Goal of the exercise » Reproduce exactly the section that begins at the line containing "Write the Apache ECharts code for this chart." and ends at the line containing "const lettersPersistenza = ['a', '', '', ''];", both lines included; omit all other lines.

+++ Data extract

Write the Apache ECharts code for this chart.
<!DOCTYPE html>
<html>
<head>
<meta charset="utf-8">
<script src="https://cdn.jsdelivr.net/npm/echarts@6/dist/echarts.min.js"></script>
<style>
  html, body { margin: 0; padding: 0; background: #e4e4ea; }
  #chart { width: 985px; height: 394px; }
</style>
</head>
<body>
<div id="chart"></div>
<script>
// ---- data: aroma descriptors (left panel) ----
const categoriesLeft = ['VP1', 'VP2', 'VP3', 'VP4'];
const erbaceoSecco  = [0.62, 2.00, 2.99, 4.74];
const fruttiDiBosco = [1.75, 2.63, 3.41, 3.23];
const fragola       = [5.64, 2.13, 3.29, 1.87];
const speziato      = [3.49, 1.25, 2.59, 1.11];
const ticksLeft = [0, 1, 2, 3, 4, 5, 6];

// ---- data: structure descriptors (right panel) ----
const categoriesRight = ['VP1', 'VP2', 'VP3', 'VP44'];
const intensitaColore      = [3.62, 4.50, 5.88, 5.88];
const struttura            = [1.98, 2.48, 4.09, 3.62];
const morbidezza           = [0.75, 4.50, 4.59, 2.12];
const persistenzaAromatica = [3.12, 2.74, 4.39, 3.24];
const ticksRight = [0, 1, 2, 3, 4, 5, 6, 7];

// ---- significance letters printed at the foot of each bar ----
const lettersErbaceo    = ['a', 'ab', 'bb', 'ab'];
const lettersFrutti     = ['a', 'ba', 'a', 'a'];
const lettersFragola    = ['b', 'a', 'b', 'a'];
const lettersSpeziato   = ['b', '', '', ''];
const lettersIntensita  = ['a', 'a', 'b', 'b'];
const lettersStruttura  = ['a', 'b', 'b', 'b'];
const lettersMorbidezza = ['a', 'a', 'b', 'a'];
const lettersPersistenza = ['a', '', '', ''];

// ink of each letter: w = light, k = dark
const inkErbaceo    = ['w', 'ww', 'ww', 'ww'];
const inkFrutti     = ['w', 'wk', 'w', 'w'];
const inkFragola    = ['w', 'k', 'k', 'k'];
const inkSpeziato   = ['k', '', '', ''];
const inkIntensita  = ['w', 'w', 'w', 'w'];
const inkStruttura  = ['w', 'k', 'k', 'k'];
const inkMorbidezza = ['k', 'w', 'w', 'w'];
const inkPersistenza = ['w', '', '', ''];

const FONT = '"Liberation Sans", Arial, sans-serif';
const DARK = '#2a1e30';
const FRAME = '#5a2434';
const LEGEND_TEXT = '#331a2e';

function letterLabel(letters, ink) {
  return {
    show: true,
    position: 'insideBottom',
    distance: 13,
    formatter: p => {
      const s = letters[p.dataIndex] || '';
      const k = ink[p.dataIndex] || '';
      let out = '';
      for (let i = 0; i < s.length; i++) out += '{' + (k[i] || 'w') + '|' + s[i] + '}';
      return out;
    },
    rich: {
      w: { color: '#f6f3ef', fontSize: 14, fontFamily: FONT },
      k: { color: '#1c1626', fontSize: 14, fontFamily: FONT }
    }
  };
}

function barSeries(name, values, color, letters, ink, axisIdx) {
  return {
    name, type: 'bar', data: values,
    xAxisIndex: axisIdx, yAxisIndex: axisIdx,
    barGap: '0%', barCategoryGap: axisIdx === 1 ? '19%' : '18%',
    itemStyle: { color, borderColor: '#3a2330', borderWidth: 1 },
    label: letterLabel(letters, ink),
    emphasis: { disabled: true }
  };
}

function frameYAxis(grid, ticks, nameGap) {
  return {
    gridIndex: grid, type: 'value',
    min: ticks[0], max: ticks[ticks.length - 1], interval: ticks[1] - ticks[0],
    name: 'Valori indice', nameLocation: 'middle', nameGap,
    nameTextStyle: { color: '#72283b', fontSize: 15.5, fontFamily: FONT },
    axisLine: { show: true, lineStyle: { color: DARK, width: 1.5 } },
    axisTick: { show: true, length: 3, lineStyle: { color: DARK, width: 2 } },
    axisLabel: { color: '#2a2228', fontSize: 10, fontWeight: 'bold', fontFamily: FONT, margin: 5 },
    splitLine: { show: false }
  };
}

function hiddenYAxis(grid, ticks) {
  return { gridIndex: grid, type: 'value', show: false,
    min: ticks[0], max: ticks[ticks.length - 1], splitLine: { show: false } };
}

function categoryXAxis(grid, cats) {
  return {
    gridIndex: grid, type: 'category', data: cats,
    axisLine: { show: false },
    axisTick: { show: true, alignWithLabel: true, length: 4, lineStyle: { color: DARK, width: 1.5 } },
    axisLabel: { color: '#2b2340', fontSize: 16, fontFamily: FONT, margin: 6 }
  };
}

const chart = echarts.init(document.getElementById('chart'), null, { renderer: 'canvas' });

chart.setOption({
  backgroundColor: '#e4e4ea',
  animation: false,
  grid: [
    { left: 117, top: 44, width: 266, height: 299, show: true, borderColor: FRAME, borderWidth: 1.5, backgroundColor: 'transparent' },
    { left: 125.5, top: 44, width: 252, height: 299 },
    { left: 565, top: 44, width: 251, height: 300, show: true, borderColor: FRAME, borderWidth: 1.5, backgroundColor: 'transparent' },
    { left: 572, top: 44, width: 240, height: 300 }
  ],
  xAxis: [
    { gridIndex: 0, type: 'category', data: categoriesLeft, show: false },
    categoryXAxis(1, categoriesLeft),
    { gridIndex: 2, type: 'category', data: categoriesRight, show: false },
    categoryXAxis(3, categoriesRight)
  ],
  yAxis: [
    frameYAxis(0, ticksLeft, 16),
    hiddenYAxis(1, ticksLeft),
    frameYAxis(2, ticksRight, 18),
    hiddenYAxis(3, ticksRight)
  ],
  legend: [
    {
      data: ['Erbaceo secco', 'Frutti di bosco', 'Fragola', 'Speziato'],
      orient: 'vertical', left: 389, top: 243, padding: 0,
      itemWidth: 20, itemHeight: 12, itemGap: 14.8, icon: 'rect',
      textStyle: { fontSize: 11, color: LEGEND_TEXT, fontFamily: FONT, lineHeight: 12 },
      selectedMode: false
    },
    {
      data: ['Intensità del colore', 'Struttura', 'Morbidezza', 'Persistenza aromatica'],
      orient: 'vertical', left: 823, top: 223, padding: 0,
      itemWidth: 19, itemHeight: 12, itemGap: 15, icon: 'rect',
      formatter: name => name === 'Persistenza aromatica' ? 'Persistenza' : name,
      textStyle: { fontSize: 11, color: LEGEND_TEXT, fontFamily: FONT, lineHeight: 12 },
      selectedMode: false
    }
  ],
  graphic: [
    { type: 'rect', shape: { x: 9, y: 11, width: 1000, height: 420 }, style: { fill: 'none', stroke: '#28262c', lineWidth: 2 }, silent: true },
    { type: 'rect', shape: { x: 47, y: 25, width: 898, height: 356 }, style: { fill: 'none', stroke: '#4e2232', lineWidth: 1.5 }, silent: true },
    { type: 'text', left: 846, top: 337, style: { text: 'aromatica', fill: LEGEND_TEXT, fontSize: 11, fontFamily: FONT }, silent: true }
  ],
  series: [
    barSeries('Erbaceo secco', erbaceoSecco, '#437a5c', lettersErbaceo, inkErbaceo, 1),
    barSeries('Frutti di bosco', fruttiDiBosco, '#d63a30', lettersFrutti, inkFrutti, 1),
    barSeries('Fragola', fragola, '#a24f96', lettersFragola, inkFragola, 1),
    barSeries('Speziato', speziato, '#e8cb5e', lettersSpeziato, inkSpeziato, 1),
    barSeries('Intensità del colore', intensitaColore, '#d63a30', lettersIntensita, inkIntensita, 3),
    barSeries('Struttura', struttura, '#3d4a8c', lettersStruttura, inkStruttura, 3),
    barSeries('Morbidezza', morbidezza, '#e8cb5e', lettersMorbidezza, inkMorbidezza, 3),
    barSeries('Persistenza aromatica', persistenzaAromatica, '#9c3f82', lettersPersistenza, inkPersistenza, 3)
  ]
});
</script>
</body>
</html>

++++++
+++ Data extract

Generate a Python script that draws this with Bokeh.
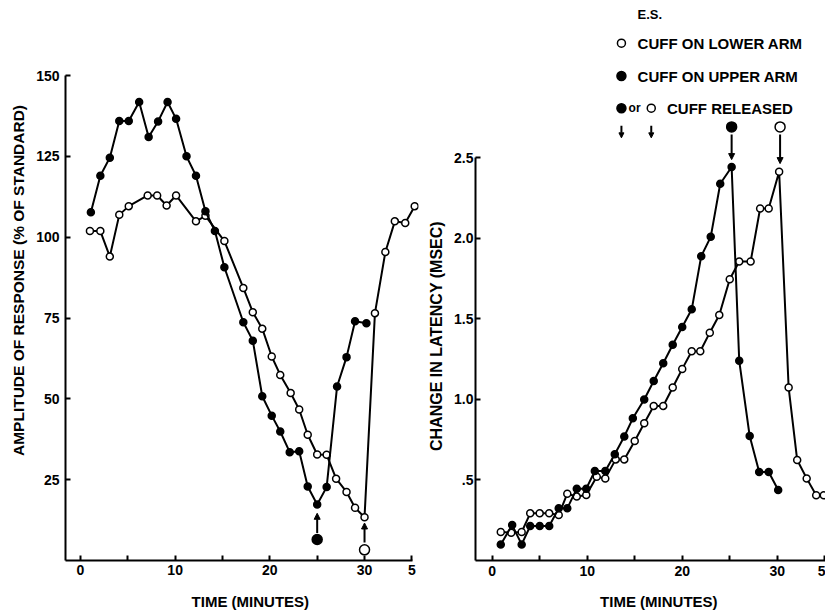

++++++

Response to this task »
Write the Apache ECharts code for this chart.
<!DOCTYPE html>
<html>
<head>
<meta charset="utf-8">
<script src="https://cdn.jsdelivr.net/npm/echarts@6/dist/echarts.min.js"></script>
<style>
  html, body { margin: 0; padding: 0; background: #e4e4ea; }
  #chart { width: 985px; height: 394px; }
</style>
</head>
<body>
<div id="chart"></div>
<script>
// ---- data: aroma descriptors (left panel) ----
const categoriesLeft = ['VP1', 'VP2', 'VP3', 'VP4'];
const erbaceoSecco  = [0.62, 2.00, 2.99, 4.74];
const fruttiDiBosco = [1.75, 2.63, 3.41, 3.23];
const fragola       = [5.64, 2.13, 3.29, 1.87];
const speziato      = [3.49, 1.25, 2.59, 1.11];
const ticksLeft = [0, 1, 2, 3, 4, 5, 6];

// ---- data: structure descriptors (right panel) ----
const categoriesRight = ['VP1', 'VP2', 'VP3', 'VP44'];
const intensitaColore      = [3.62, 4.50, 5.88, 5.88];
const struttura            = [1.98, 2.48, 4.09, 3.62];
const morbidezza           = [0.75, 4.50, 4.59, 2.12];
const persistenzaAromatica = [3.12, 2.74, 4.39, 3.24];
const ticksRight = [0, 1, 2, 3, 4, 5, 6, 7];

// ---- significance letters printed at the foot of each bar ----
const lettersErbaceo    = ['a', 'ab', 'bb', 'ab'];
const lettersFrutti     = ['a', 'ba', 'a', 'a'];
const lettersFragola    = ['b', 'a', 'b', 'a'];
const lettersSpeziato   = ['b', '', '', ''];
const lettersIntensita  = ['a', 'a', 'b', 'b'];
const lettersStruttura  = ['a', 'b', 'b', 'b'];
const lettersMorbidezza = ['a', 'a', 'b', 'a'];
const lettersPersistenza = ['a', '', '', ''];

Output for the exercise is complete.